What's not to love about the delightful combination of cheesecake and pumpkin? Here is a dessert recipe that combines your favorites and is sure to fulfill your sweet tooth!
prep time
25 min
6 hr 35 min
16 servings

what you need

  • 40  vanilla wafers, finely crushed (about 1-1/3 cups)
  • 1/4 cup butter, melted
  • 4 pkg.  (8 oz. each) PHILADELPHIA Cream Cheese, softened
  • 3/4 cup sugar
  • 1 cup BREAKSTONE'S or KNUDSEN Sour Cream
  • 1 tsp.  ground Mexican cinnamon (canela)
  • 1/2 tsp. ground cloves
  • 4  eggs
  • 1 tsp. whole cloves (about 15)
  • 1 tsp. anise seed
  • 2 cups water
  • 8 small  cones (1 oz. each) piloncillo (Mexican brown loaf sugar), coarsely chopped
  • 2  cinnamon sticks
  • 3 cups chopped fresh pumpkin (about 1/2-inch pieces)

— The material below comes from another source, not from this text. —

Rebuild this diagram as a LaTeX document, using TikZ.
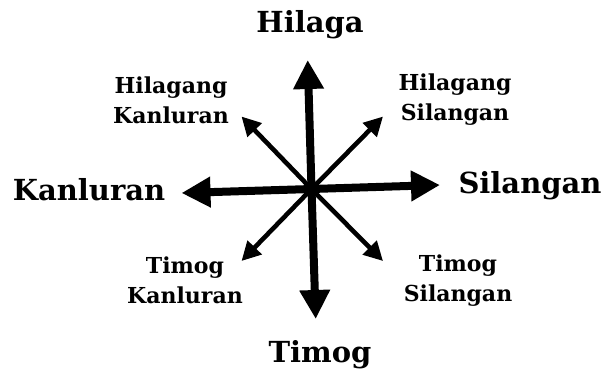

  • MIX wafer crumbs and butter until well blended; press onto bottom of 9-inch springform pan.
  • BEAT cream cheese and sugar in large bowl with mixer until well blended. Add sour cream, ground cinnamon and ground cloves; mix well. Add eggs, 1 at a time, mixing on low speed after each just until blended. Pour over crust.
  • BAKE 1 hour 10 min. or until center is almost set. Run knife around rim of pan to loosen cake; cool before removing rim. Refrigerate 4 hours.
  • MEANWHILE, place whole cloves and anise seed in 5-inch-square piece of cheesecloth; tie closed with kitchen string. Place in medium saucepan. Add water, piloncillo and cinnamon sticks; bring to boil. Simmer on medium-low heat 40 min., stirring occasionally. Remove and discard cheesecloth pouch. Add pumpkin to water remaining in saucepan; simmer 20 min. or until pumpkin is tender and coated with syrup, stirring occasionally. Cool completely.
  • REMOVE cinnamon sticks from pumpkin mixture just before serving; spoon pumpkin mixture over cheesecake. Garnish with cinnamon sticks.